Windcluster turbines

The Vestas V52 turbines at the Windcluster site are classified as IEC Class 1A turbines. This means they were designed to withstand an annual average windspeed of 10m/s and turbulent wind conditions (18 percent turbulence rate).

The site at Haverigg has an annual mean windspeed of about 8.2m/s and a turbulence intensity of 12 percent, considered to be “exceptionally low” by Garrad Hassan, the authors of Windcluster’s original wind-speed measurement report. The reason for this is that the site is very exposed to winds from the sea, which are much smoother than those from the land.

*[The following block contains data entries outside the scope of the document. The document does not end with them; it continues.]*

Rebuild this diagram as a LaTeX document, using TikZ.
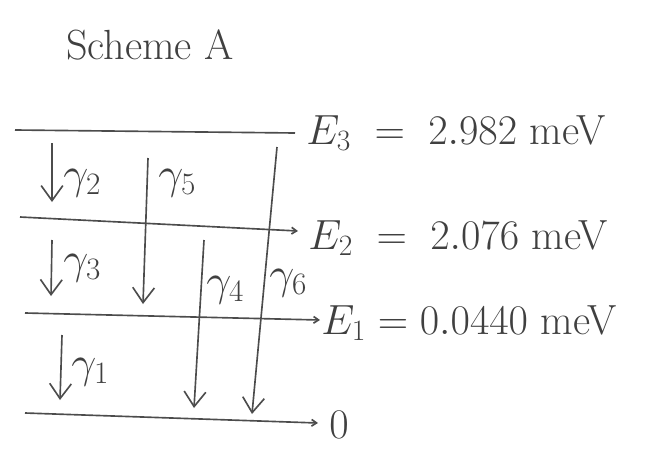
\RequirePackage{fix-cm}
\documentclass[tikz,border=0pt]{standalone}
\usepackage{amsmath}
\usepackage{tikz}
\usetikzlibrary{arrows.meta}

\tikzset{
  level/.style={line width=1.4pt, draw=black!70},
  decay/.style={line width=1.4pt, draw=black!70, -{Straight Barb[length=4.5mm, width=6.5mm, line width=1.4pt]}},
  lab/.style={text=black!75, font=\fontsize{36}{42}\selectfont, inner sep=1pt},
  gam/.style={text=black!75, font=\fontsize{38}{44}\selectfont, anchor=west, inner sep=1pt}
}

\begin{document}
\begin{tikzpicture}[x=0.03cm, y=-0.03cm]
\useasboundingbox (0,0) rectangle (648,475);

% Title
\node[lab] (title) at (150,45) {Scheme A};

% Level E3
\coordinate (e3a) at (15,130);
\coordinate (e3b) at (295,133);
\draw[level] (e3a) -- (e3b);
\node[lab, anchor=west] (e3) at (305,133) {$E_3 \;=\; 2.982$ meV};

% Level E2
\coordinate (e2a) at (20,217);
\coordinate (e2b) at (298,231);
\draw[level, -{Straight Barb[length=1.5mm, width=2mm]}] (e2a) -- (e2b);
\node[lab, anchor=west] (e2) at (307,238) {$E_2 \;=\; 2.076$ meV};

% Level E1
\coordinate (e1a) at (25,313);
\coordinate (e1b) at (320,320);
\draw[level, -{Straight Barb[length=1.5mm, width=2mm]}] (e1a) -- (e1b);
\node[lab, anchor=west] (e1) at (320,323) {$E_1 = 0.0440$ meV};

% Ground level
\coordinate (e0a) at (25,413);
\coordinate (e0b) at (318,423);
\draw[level, -{Straight Barb[length=1.5mm, width=2mm]}] (e0a) -- (e0b);
\node[lab, anchor=west] (e0) at (328,425) {$0$};

% Transitions
\coordinate (g2s) at (52,143);  \coordinate (g2e) at (52,202);
\coordinate (g5s) at (148,158); \coordinate (g5e) at (143,304);
\coordinate (g6s) at (277,147); \coordinate (g6e) at (252,414);
\coordinate (g3s) at (52,240);  \coordinate (g3e) at (51,296);
\coordinate (g4s) at (204,240); \coordinate (g4e) at (194,408);
\coordinate (g1s) at (62,335);  \coordinate (g1e) at (60,400);
\draw[decay] (g2s) -- (g2e);
\draw[decay] (g5s) -- (g5e);
\draw[decay] (g6s) -- (g6e);
\draw[decay] (g3s) -- (g3e);
\draw[decay] (g4s) -- (g4e);
\draw[decay] (g1s) -- (g1e);
\node[gam] (l2) at (62,183) {$\gamma_2$};
\node[gam] (l5) at (157,183) {$\gamma_5$};
\node[gam] (l6) at (268,283) {$\gamma_6$};
\node[gam] (l3) at (62,268) {$\gamma_3$};
\node[gam] (l4) at (205,290) {$\gamma_4$};
\node[gam] (l1) at (70,372) {$\gamma_1$};
\end{tikzpicture}
\end{document}
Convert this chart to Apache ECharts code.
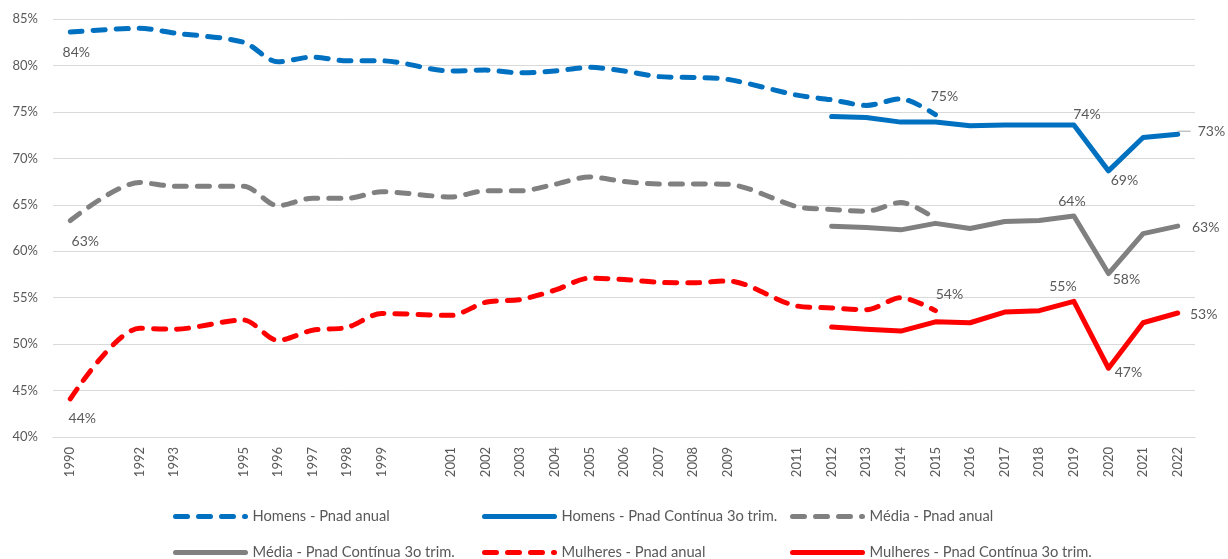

Haverigg 1 was commissioned in 1992. It was one of the first commercial wind projects in the U.K. (Courtesy: Windcluster)

Structural fatigue

All engineering structures are designed to resist a combination of extreme loads and long-term cyclical loading. For wind turbines, the long-term cyclical loading cases tend to be the main design drivers.

This is because of a phenomenon known as structural fatigue. When a component is subjected to repeated load, even at levels much below its extreme failure load level, it will eventually fail. This is structural fatigue, and different materials have different fatigue characteristics.

In general, most engineering materials (and certainly the main materials in wind turbines) follow a power law relationship between the applied stress and the number of cycles. This means that even a relatively small difference in stress levels can result in large differences in the number of cycles that a structure can tolerate before failure.

Because the severity of the cyclical loading is strongly dependent upon the turbulence of the wind regime, Windcluster expects that its turbines still have substantial reserves against fatigue failure.

One careful owner

In addition to operating in conditions that are relatively benign when compared to the design specification, Windcluster’s turbines have been well maintained. The company has had the comprehensive Vestas AOM4000 service contract throughout their lifetime and also the site has been managed by WPO.